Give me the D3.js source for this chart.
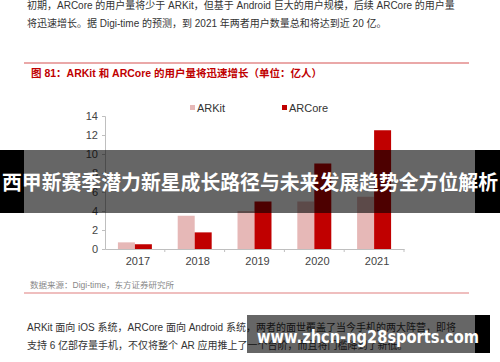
<!DOCTYPE html>
<meta charset="utf-8">
<style>
body { margin: 0; background: #fff; }
svg { display: block; }
text { font-family: "Liberation Sans", "Noto Sans CJK SC", sans-serif; }
.para { font-size: 10px; fill: #333; }
.axis text { font-size: 11px; fill: #444; }
.axis path, .axis line { stroke: #bfbfbf; }
.banner { font-family: "Noto Sans CJK SC", sans-serif; font-weight: bold; fill: #fff; }
</style>
<svg width="500" height="362"></svg>
<script src="https://d3js.org/d3.v7.min.js"></script>
<script>

var years = ["2017", "2018", "2019", "2020", "2021"];
var series = ["ARKit", "ARCore"];
var arkit = [0.7, 3.5, 4.0, 5.0, 5.5];
var arcore = [0.5, 1.75, 5.0, 9.0, 12.5];
var yTicks = [0, 2, 4, 6, 8, 10, 12, 14];
var colors = ["#e6b8b7", "#c00000"];

var svg = d3.select("svg");

// text above the figure
svg.append("text").attr("class", "para").attr("x", 27).attr("y", 9)
  .text("初期，ARCore 的用户量将少于 ARKit，但基于 Android 巨大的用户规模，后续 ARCore 的用户量");
svg.append("text").attr("class", "para").attr("x", 27).attr("y", 27)
  .text("将迅速增长。据 Digi-time 的预测，到 2021 年两者用户数量总和将达到近 20 亿。");

svg.append("line").attr("x1", 24).attr("x2", 469).attr("y1", 63).attr("y2", 63)
  .style("stroke", "#eaa8a8").style("stroke-width", 2);
svg.append("text").attr("x", 31).attr("y", 77)
  .style("font-size", "10.5px").style("font-weight", "bold").style("fill", "#c00000")
  .text("图 81：ARKit 和 ARCore 的用户量将迅速增长（单位：亿人）");

var x0 = d3.scaleBand().domain(years).range([105, 404]);
var x1 = d3.scaleBand().domain(series).range([0, x0.bandwidth()]).paddingOuter(0.76);
var y = d3.scaleLinear().domain([0, 14]).range([249, 116]);

// bars
var rows = years.map(function(yr, i) { return {year: yr, vals: [arkit[i], arcore[i]]}; });
var g = svg.append("g");
g.selectAll("g").data(rows).enter().append("g")
    .attr("transform", function(d) { return "translate(" + x0(d.year) + ",0)"; })
  .selectAll("rect")
  .data(function(d) { return d.vals.map(function(v, j) { return {s: series[j], v: v, c: colors[j]}; }); })
  .enter().append("rect")
    .attr("x", function(d) { return x1(d.s); })
    .attr("width", x1.bandwidth())
    .attr("y", function(d) { return y(d.v); })
    .attr("height", function(d) { return y(0) - y(d.v); })
    .attr("fill", function(d) { return d.c; });

// y axis
svg.append("g").attr("class", "axis")
  .attr("transform", "translate(105,0)")
  .call(d3.axisLeft(y).tickValues(yTicks).tickSize(3).tickPadding(4));

// x axis
var xa = svg.append("g").attr("class", "axis").attr("transform", "translate(0,249)");
xa.call(d3.axisBottom(x0).tickSize(0).tickPadding(8));
xa.selectAll(".tick text").attr("dx", 3);
xa.selectAll("line.sep").data(years.slice(1).concat(["end"])).enter().append("line")
  .attr("class", "sep")
  .attr("x1", function(d) { return d === "end" ? x0.range()[1] : x0(d); })
  .attr("x2", function(d) { return d === "end" ? x0.range()[1] : x0(d); })
  .attr("y1", 0).attr("y2", 3);

// legend
var leg = svg.append("g").selectAll("g").data(series).enter().append("g")
  .attr("transform", function(d, i) { return "translate(" + (190 + i * 92) + ",108)"; });
leg.append("rect").attr("x", 0).attr("y", -3).attr("width", 5).attr("height", 5)
  .attr("fill", function(d, i) { return colors[i]; });
leg.append("text").attr("x", 7).attr("y", 4).style("font-size", "11px").style("fill", "#333")
  .text(function(d) { return d; });

// source
svg.append("text").attr("x", 30).attr("y", 288)
  .style("font-size", "8.5px").style("fill", "#888")
  .text("数据来源：Digi-time，东方证券研究所");
svg.append("line").attr("x1", 24).attr("x2", 469).attr("y1", 293).attr("y2", 293)
  .style("stroke", "#eaa8a8").style("stroke-width", 1.5);

// text below the figure
svg.append("text").attr("class", "para").attr("x", 27).attr("y", 331)
  .text("ARKit 面向 iOS 系统，ARCore 面向 Android 系统，两者的面世覆盖了当今手机的两大阵营，即将");
svg.append("text").attr("class", "para").attr("x", 27).attr("y", 349)
  .text("支持 6 亿部存量手机，不仅将整个 AR 应用推上了一个台阶，而且将门槛降到了新低。");

// banner overlay
svg.append("rect").attr("x", 0).attr("y", 150).attr("width", 24).attr("height", 63).attr("fill", "#000");
svg.append("rect").attr("x", 475).attr("y", 150).attr("width", 25).attr("height", 63).attr("fill", "#000");
svg.append("rect").attr("x", 24).attr("y", 150).attr("width", 451).attr("height", 63)
  .attr("fill", "#000").attr("fill-opacity", 0.6);
svg.append("text").attr("class", "banner").attr("x", 250).attr("y", 190)
  .attr("text-anchor", "middle").style("font-size", "20.5px")
  .attr("textLength", 496).attr("lengthAdjust", "spacingAndGlyphs")
  .text("西甲新赛季潜力新星成长路径与未来发展趋势全方位解析");

// watermark overlay
svg.append("rect").attr("x", 475).attr("y", 315).attr("width", 15).attr("height", 38).attr("fill", "#000");
svg.append("rect").attr("x", 247).attr("y", 315).attr("width", 228).attr("height", 38)
  .attr("fill", "#000").attr("fill-opacity", 0.6);
svg.append("text").attr("class", "banner").attr("x", 368).attr("y", 343)
  .attr("text-anchor", "middle").style("font-size", "17px")
  .style("font-family", "'DejaVu Sans', sans-serif")
  .attr("textLength", 222).attr("lengthAdjust", "spacingAndGlyphs")
  .text("www.zhcn-ng28sports.com");
</script>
━━━━━━━━
Required task
Reproduce all of the material above word for word. Omit the pictures.

Solution for this exercise
Give me the D3.js source for this chart.
<!DOCTYPE html>
<meta charset="utf-8">
<style>
body { margin: 0; background: #fff; }
svg { display: block; }
text { font-family: "Liberation Sans", "Noto Sans CJK SC", sans-serif; }
.para { font-size: 10px; fill: #333; }
.axis text { font-size: 11px; fill: #444; }
.axis path, .axis line { stroke: #bfbfbf; }
.banner { font-family: "Noto Sans CJK SC", sans-serif; font-weight: bold; fill: #fff; }
</style>
<svg width="500" height="362"></svg>
<script src="https://d3js.org/d3.v7.min.js"></script>
<script>

var years = ["2017", "2018", "2019", "2020", "2021"];
var series = ["ARKit", "ARCore"];
var arkit = [0.7, 3.5, 4.0, 5.0, 5.5];
var arcore = [0.5, 1.75, 5.0, 9.0, 12.5];
var yTicks = [0, 2, 4, 6, 8, 10, 12, 14];
var colors = ["#e6b8b7", "#c00000"];

var svg = d3.select("svg");

// text above the figure
svg.append("text").attr("class", "para").attr("x", 27).attr("y", 9)
  .text("初期，ARCore 的用户量将少于 ARKit，但基于 Android 巨大的用户规模，后续 ARCore 的用户量");
svg.append("text").attr("class", "para").attr("x", 27).attr("y", 27)
  .text("将迅速增长。据 Digi-time 的预测，到 2021 年两者用户数量总和将达到近 20 亿。");

svg.append("line").attr("x1", 24).attr("x2", 469).attr("y1", 63).attr("y2", 63)
  .style("stroke", "#eaa8a8").style("stroke-width", 2);
svg.append("text").attr("x", 31).attr("y", 77)
  .style("font-size", "10.5px").style("font-weight", "bold").style("fill", "#c00000")
  .text("图 81：ARKit 和 ARCore 的用户量将迅速增长（单位：亿人）");

var x0 = d3.scaleBand().domain(years).range([105, 404]);
var x1 = d3.scaleBand().domain(series).range([0, x0.bandwidth()]).paddingOuter(0.76);
var y = d3.scaleLinear().domain([0, 14]).range([249, 116]);

// bars
var rows = years.map(function(yr, i) { return {year: yr, vals: [arkit[i], arcore[i]]}; });
var g = svg.append("g");
g.selectAll("g").data(rows).enter().append("g")
    .attr("transform", function(d) { return "translate(" + x0(d.year) + ",0)"; })
  .selectAll("rect")
  .data(function(d) { return d.vals.map(function(v, j) { return {s: series[j], v: v, c: colors[j]}; }); })
  .enter().append("rect")
    .attr("x", function(d) { return x1(d.s); })
    .attr("width", x1.bandwidth())
    .attr("y", function(d) { return y(d.v); })
    .attr("height", function(d) { return y(0) - y(d.v); })
    .attr("fill", function(d) { return d.c; });

// y axis
svg.append("g").attr("class", "axis")
  .attr("transform", "translate(105,0)")
  .call(d3.axisLeft(y).tickValues(yTicks).tickSize(3).tickPadding(4));

// x axis
var xa = svg.append("g").attr("class", "axis").attr("transform", "translate(0,249)");
xa.call(d3.axisBottom(x0).tickSize(0).tickPadding(8));
xa.selectAll(".tick text").attr("dx", 3);
xa.selectAll("line.sep").data(years.slice(1).concat(["end"])).enter().append("line")
  .attr("class", "sep")
  .attr("x1", function(d) { return d === "end" ? x0.range()[1] : x0(d); })
  .attr("x2", function(d) { return d === "end" ? x0.range()[1] : x0(d); })
  .attr("y1", 0).attr("y2", 3);

// legend
var leg = svg.append("g").selectAll("g").data(series).enter().append("g")
  .attr("transform", function(d, i) { return "translate(" + (190 + i * 92) + ",108)"; });
leg.append("rect").attr("x", 0).attr("y", -3).attr("width", 5).attr("height", 5)
  .attr("fill", function(d, i) { return colors[i]; });
leg.append("text").attr("x", 7).attr("y", 4).style("font-size", "11px").style("fill", "#333")
  .text(function(d) { return d; });

// source
svg.append("text").attr("x", 30).attr("y", 288)
  .style("font-size", "8.5px").style("fill", "#888")
  .text("数据来源：Digi-time，东方证券研究所");
svg.append("line").attr("x1", 24).attr("x2", 469).attr("y1", 293).attr("y2", 293)
  .style("stroke", "#eaa8a8").style("stroke-width", 1.5);

// text below the figure
svg.append("text").attr("class", "para").attr("x", 27).attr("y", 331)
  .text("ARKit 面向 iOS 系统，ARCore 面向 Android 系统，两者的面世覆盖了当今手机的两大阵营，即将");
svg.append("text").attr("class", "para").attr("x", 27).attr("y", 349)
  .text("支持 6 亿部存量手机，不仅将整个 AR 应用推上了一个台阶，而且将门槛降到了新低。");

// banner overlay
svg.append("rect").attr("x", 0).attr("y", 150).attr("width", 24).attr("height", 63).attr("fill", "#000");
svg.append("rect").attr("x", 475).attr("y", 150).attr("width", 25).attr("height", 63).attr("fill", "#000");
svg.append("rect").attr("x", 24).attr("y", 150).attr("width", 451).attr("height", 63)
  .attr("fill", "#000").attr("fill-opacity", 0.6);
svg.append("text").attr("class", "banner").attr("x", 250).attr("y", 190)
  .attr("text-anchor", "middle").style("font-size", "20.5px")
  .attr("textLength", 496).attr("lengthAdjust", "spacingAndGlyphs")
  .text("西甲新赛季潜力新星成长路径与未来发展趋势全方位解析");

// watermark overlay
svg.append("rect").attr("x", 475).attr("y", 315).attr("width", 15).attr("height", 38).attr("fill", "#000");
svg.append("rect").attr("x", 247).attr("y", 315).attr("width", 228).attr("height", 38)
  .attr("fill", "#000").attr("fill-opacity", 0.6);
svg.append("text").attr("class", "banner").attr("x", 368).attr("y", 343)
  .attr("text-anchor", "middle").style("font-size", "17px")
  .style("font-family", "'DejaVu Sans', sans-serif")
  .attr("textLength", 222).attr("lengthAdjust", "spacingAndGlyphs")
  .text("www.zhcn-ng28sports.com");
</script>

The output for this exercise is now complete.